What the hell do you reasonably expect, in as complex an engineering system as a car, a third-hand individual to impart in fifteen minutes?
If a small boy can understand it, the problem is not the complexity or obscurity of the knowledge. If you've posted it here ad nauseum, the problem isn't a paucity of the knowledge.
At the other end - I don't make any attempt to compress many years of experience in my field into some sort of a quarter-hour knowledge enema. Teams that have sought out my advice do so over many sessions and many hours each, which starts a journey. One uni asked for an hour after their dynamic events and got it. Those involved left with more questions despite more understanding. I don't give fish because it's a crap way to teach anything.
What journey student teams take to trade of many complex factors to design a car - starting with what information is considered, how it is considered, where any why choices and compromises are made - is their own learning experience. It doesn't end at the end of competition.
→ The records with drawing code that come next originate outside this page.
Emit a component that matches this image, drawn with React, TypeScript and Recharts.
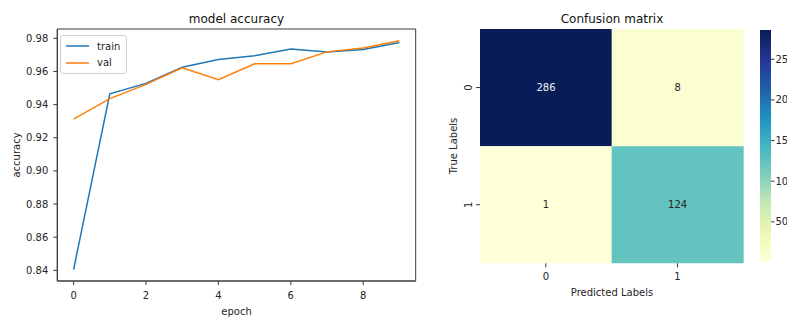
import {
  Bar,
  BarChart,
  Cell,
  Label,
  LabelList,
  Legend,
  Line,
  LineChart,
  ReferenceArea,
  XAxis,
  YAxis,
} from "recharts";

// accuracy history
const epochs = [0, 1, 2, 3, 4, 5, 6, 7, 8, 9];
const trainAcc = [0.8405, 0.9465, 0.9528, 0.9625, 0.9672, 0.9694, 0.9736, 0.9718, 0.9732, 0.9775];
const valAcc = [0.9312, 0.9436, 0.9522, 0.9622, 0.955, 0.9646, 0.9646, 0.9718, 0.9742, 0.9785];
const accTicks = [0.84, 0.86, 0.88, 0.9, 0.92, 0.94, 0.96, 0.98];
const epochTicks = [0, 2, 4, 6, 8];

// confusion matrix (rows = true, cols = predicted)
const predLabels = ["0", "1"];
const trueLabels = ["0", "1"];
const confusion = [
  [286, 8],
  [1, 124],
];
const colorbarTicks = [50, 100, 150, 200, 250];

const FONT = "'DejaVu Sans', Verdana, sans-serif";
const INK = "#262626";
const AXIS = "#3a3a3a";

const X_DOM: [number, number] = [-0.45, 9.45];
const Y_DOM: [number, number] = [0.8336, 0.9856];

const YLGNBU = ["#ffffd9", "#edf8b1", "#c7e9b4", "#7fcdbb", "#41b6c4", "#1d91c0", "#225ea8", "#253494", "#081d58"];

const rgb = (h: string) => [1, 3, 5].map((i) => parseInt(h.slice(i, i + 2), 16));
function cmap(v: number, lo: number, hi: number) {
  const t = Math.max(0, Math.min(1, (v - lo) / (hi - lo))) * (YLGNBU.length - 1);
  const i = Math.min(Math.floor(t), YLGNBU.length - 2);
  const f = t - i;
  const a = rgb(YLGNBU[i]);
  const b = rgb(YLGNBU[i + 1]);
  const c = a.map((x, k) => Math.round(x + (b[k] - x) * f));
  return `rgb(${c[0]},${c[1]},${c[2]})`;
}

const flat = confusion.flat();
const cMin = Math.min(...flat);
const cMax = Math.max(...flat);

const accData = epochs.map((e, i) => ({ epoch: e, train: trainAcc[i], val: valAcc[i] }));
const cmData = predLabels.map((p, j) => ({
  pred: p,
  r0: 1,
  r1: 1,
  v0: confusion[0][j],
  v1: confusion[1][j],
}));
const cbData = [{ k: "cb", span: [cMin, cMax] }];

const tickStyle = { fill: INK, fontSize: 10, fontFamily: FONT };

const AccLegend = ({ payload }: any) => (
  <div
    style={{
      border: "1px solid #d0d0d0",
      borderRadius: 3,
      background: "rgba(255,255,255,0.8)",
      padding: "2px 0",
      fontFamily: FONT,
      fontSize: 10,
      color: INK,
    }}
  >
    {(payload ?? []).map((p: any) => (
      <div key={p.value} style={{ display: "flex", alignItems: "center", height: 16.5 }}>
        <svg width={36} height={10} style={{ display: "block" }}>
          <line x1={5} x2={28} y1={5} y2={5} stroke={p.color} strokeWidth={1.5} />
        </svg>
        <span>{p.value}</span>
      </div>
    ))}
  </div>
);

const RotTick = ({ x, y, payload }: any) => (
  <text
    transform={`translate(${x},${y}) rotate(-90)`}
    textAnchor="middle"
    style={tickStyle}
    fill={INK}
  >
    {trueLabels[Math.floor(payload.value)]}
  </text>
);

const cellLabel = ({ x, y, width, height, value }: any) => (
  <text
    x={x + width / 2}
    y={y + height / 2}
    textAnchor="middle"
    dominantBaseline="central"
    fontSize={10}
    fontFamily={FONT}
    fill={value > (cMin + cMax) / 2 ? "#f2f2f2" : INK}
  >
    {value}
  </text>
);

const abs = { position: "absolute" as const, left: 0, top: 0 };

export default function App() {
  return (
    <div style={{ position: "absolute", left: 0, top: 0, width: 787, height: 320, background: "#fff" }}>
      <div style={abs}>
        <LineChart
          width={787}
          height={320}
          data={accData}
          margin={{ top: 29, right: 371.3, bottom: 9, left: 7.3 }}
        >
          <XAxis
            dataKey="epoch"
            type="number"
            domain={X_DOM}
            ticks={epochTicks}
            allowDataOverflow
            height={30}
            tickSize={4}
            tickMargin={7}
            stroke={AXIS}
            tick={tickStyle}
          >
            <Label
              content={() => (
                <>
                  <text x={236.5} y={314.5} textAnchor="middle" fontSize={10} fontFamily={FONT} fill={INK}>
                    epoch
                  </text>
                  <text x={236.5} y={23} textAnchor="middle" fontSize={12} fontFamily={FONT} fill="#111">
                    model accuracy
                  </text>
                </>
              )}
            />
          </XAxis>
          <YAxis
            type="number"
            domain={Y_DOM}
            ticks={accTicks}
            allowDataOverflow
            width={50}
            tickSize={4}
            tickMargin={5}
            stroke={AXIS}
            tick={tickStyle}
            tickFormatter={(v: number) => v.toFixed(2)}
          >
            <Label
              content={() => (
                <text
                  transform="translate(19.5,155) rotate(-90)"
                  textAnchor="middle"
                  fontSize={10}
                  fontFamily={FONT}
                  fill={INK}
                >
                  accuracy
                </text>
              )}
            />
          </YAxis>
          <ReferenceArea
            x1={X_DOM[0]}
            x2={X_DOM[1]}
            y1={Y_DOM[0]}
            y2={Y_DOM[1]}
            fill="none"
            fillOpacity={0}
            stroke={AXIS}
            strokeWidth={1}
          />
          <Legend
            layout="horizontal"
            verticalAlign="middle"
            align="center"
            wrapperStyle={{ left: 60, top: 35, width: 67, height: 38 }}
            content={AccLegend}
          />
          <Line
            dataKey="train"
            name="train"
            stroke="#1f77b4"
            strokeWidth={1.5}
            dot={false}
            isAnimationActive={false}
          />
          <Line
            dataKey="val"
            name="val"
            stroke="#ff7f0e"
            strokeWidth={1.5}
            dot={false}
            isAnimationActive={false}
          />
        </LineChart>
      </div>

      <div style={abs}>
        <BarChart
          width={787}
          height={320}
          data={cmData}
          barCategoryGap={0}
          margin={{ top: 29, right: 43.7, bottom: 26.7, left: 450 }}
        >
          <XAxis
            dataKey="pred"
            height={30}
            axisLine={false}
            tickSize={4}
            tickMargin={6}
            stroke={AXIS}
            tick={tickStyle}
          >
            <Label
              content={() => (
                <text x={612} y={295.5} textAnchor="middle" fontSize={10} fontFamily={FONT} fill={INK}>
                  Predicted Labels
                </text>
              )}
            />
          </XAxis>
          <YAxis
            type="number"
            domain={[0, 2]}
            reversed
            ticks={[0.5, 1.5]}
            width={30}
            axisLine={false}
            tickSize={4}
            tickMargin={4}
            stroke={AXIS}
            tick={RotTick}
          >
            <Label
              content={() => (
                <>
                  <text
                    transform="translate(457,146) rotate(-90)"
                    textAnchor="middle"
                    fontSize={10}
                    fontFamily={FONT}
                    fill={INK}
                  >
                    True Labels
                  </text>
                  <text x={612} y={23} textAnchor="middle" fontSize={12} fontFamily={FONT} fill="#111">
                    Confusion matrix
                  </text>
                </>
              )}
            />
          </YAxis>
          {trueLabels.map((t, i) => (
            <Bar key={t} dataKey={`r${i}`} stackId="cm" isAnimationActive={false}>
              {cmData.map((d, j) => (
                <Cell key={j} fill={cmap(confusion[i][j], cMin, cMax)} />
              ))}
              <LabelList dataKey={`v${i}`} content={cellLabel} />
            </Bar>
          ))}
        </BarChart>
      </div>

      <div style={abs}>
        <BarChart
          width={787}
          height={320}
          data={cbData}
          barCategoryGap={0}
          margin={{ top: 30, right: 0, bottom: 58.3, left: 760 }}
        >
          <defs>
            <linearGradient id="cbGrad" x1="0" y1="1" x2="0" y2="0">
              {YLGNBU.map((c, i) => (
                <stop key={c} offset={i / (YLGNBU.length - 1)} stopColor={c} />
              ))}
            </linearGradient>
          </defs>
          <XAxis dataKey="k" hide />
          <YAxis
            orientation="right"
            type="number"
            domain={[cMin, cMax]}
            ticks={colorbarTicks}
            width={16}
            axisLine={false}
            tickSize={3.5}
            tickMargin={1}
            stroke={AXIS}
            tick={{ ...tickStyle, textAnchor: "start" }}
          />
          <Bar dataKey="span" fill="url(#cbGrad)" isAnimationActive={false} />
        </BarChart>
      </div>
    </div>
  );
}
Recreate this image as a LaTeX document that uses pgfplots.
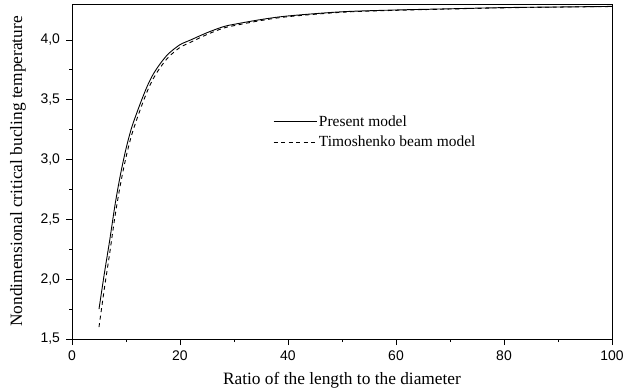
\documentclass[border=0pt]{standalone}
\usepackage{fontspec}
\setmainfont{Liberation Serif}
\setsansfont{Liberation Sans}
\usepackage{pgfplots}
\pgfplotsset{compat=1.18}
\begin{document}
\begin{tikzpicture}
\begin{axis}[
  scale only axis,
  width=540bp, height=335bp,
  xmin=0, xmax=100, ymin=1.5, ymax=4.3,
  xtick={0,20,40,60,80,100},
  ytick={1.5,2.0,2.5,3.0,3.5,4.0},
  minor x tick num=1,
  minor y tick num=1,
  tick align=outside,
  xtick pos=left, ytick pos=left,
  major tick length=6bp, minor tick length=3bp,
  axis line style={line width=0.8pt},
  tick style={line width=0.7pt, black},
  /pgf/number format/assume math mode=true,
  ticklabel style={font=\fontsize{14}{16}\selectfont\sffamily},
  yticklabel style={/pgf/number format/.cd, fixed, fixed zerofill, precision=1, use comma, /tikz/.cd, xshift=-2.5bp},
  xticklabel style={/pgf/number format/.cd, fixed, precision=0, /tikz/.cd, yshift=-2.5bp},
  xlabel={Ratio of the length to the diameter},
  ylabel={Nondimensional critical bucling temperature},
  label style={font=\fontsize{17.4}{19}\selectfont},
  xlabel style={at={(axis description cs:0.5,-0.124)}, anchor=center},
  ylabel style={at={(axis description cs:-0.1,0.5)}, anchor=center},
  legend style={draw=none, fill=none, at={(axis cs:37.2,3.23)}, anchor=west,
    font=\fontsize{15.5}{17}\selectfont, row sep=4bp, inner sep=0pt},
  legend cell align=left,
  legend image code/.code={\draw[#1] (0bp,0bp) -- (43bp,0bp);},
]
\addplot[black, line width=0.9pt, smooth] coordinates {
(5,1.75) (6,2.05) (7,2.33) (8,2.63) (9,2.88) (10,3.09) (11,3.26) (12,3.39)
(13,3.51) (14,3.62) (15,3.71) (16,3.78) (17,3.84) (18,3.89) (20,3.96)
(22,4.00) (25,4.06) (28,4.11) (30,4.13) (35,4.17) (40,4.20) (50,4.235)
(60,4.25) (70,4.26) (80,4.27) (90,4.275) (100,4.28)
};
\addlegendentry{Present model}
\addplot[black, line width=0.9pt, smooth, dash pattern=on 4bp off 3.5bp] coordinates {
(5,1.60) (6,1.924) (7,2.223) (8,2.537) (9,2.799) (10,3.019) (11,3.198) (12,3.336)
(13,3.462) (14,3.577) (15,3.672) (16,3.746) (17,3.809) (18,3.862) (20,3.937)
(22,3.981) (25,4.045) (28,4.098) (30,4.119) (35,4.162) (40,4.194) (50,4.231)
(60,4.247) (70,4.258) (80,4.268) (90,4.274) (100,4.279)
};
\addlegendentry{Timoshenko beam model}
\end{axis}
\pgfresetboundingbox
\useasboundingbox ([shift={(-72bp,-53bp)}]current axis.south west) rectangle ([shift={(12bp,4bp)}]current axis.north east);
\end{tikzpicture}
\end{document}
If you want to see a formula where lessons passed on year-on-year are absorbed cumulatively in the endless pursuit of competitive performance, go watch F1. That's not what Formula SAE is for. Students are free to absorb or ignore information from any source and do with it what they will. They're allowed to make highly original breakthroughs and mistakes in equal measure. We judge how and why it comes together.
We provide feedback as a starting point. There is much that can be done around the immediacy and the transparency of that feedback, though that feedback is not and will never be a set of definitive answers able to be used in a formulaic context. If we gave all the answers, it'd not be a student competition set in a learning environment. Deal with it.
The most a student will get out of me is a suggestion, if I'm asked for suggestions outside of the design event to this end, to consider where any why CoG should be. That there might be better answer than what a team might currently run. Do I know more? Can I formulate a process to give a specific answer? Sure. Couldn't I pass that onto the student in question? Only if I'd completely missed the point of the competition.
It takes a particular kind of agenda to take such a comment and interpret it as you have. Your attitude - promoting some sort of combative relationship with industry seniors - is not something I'd suggest students seek to emulate.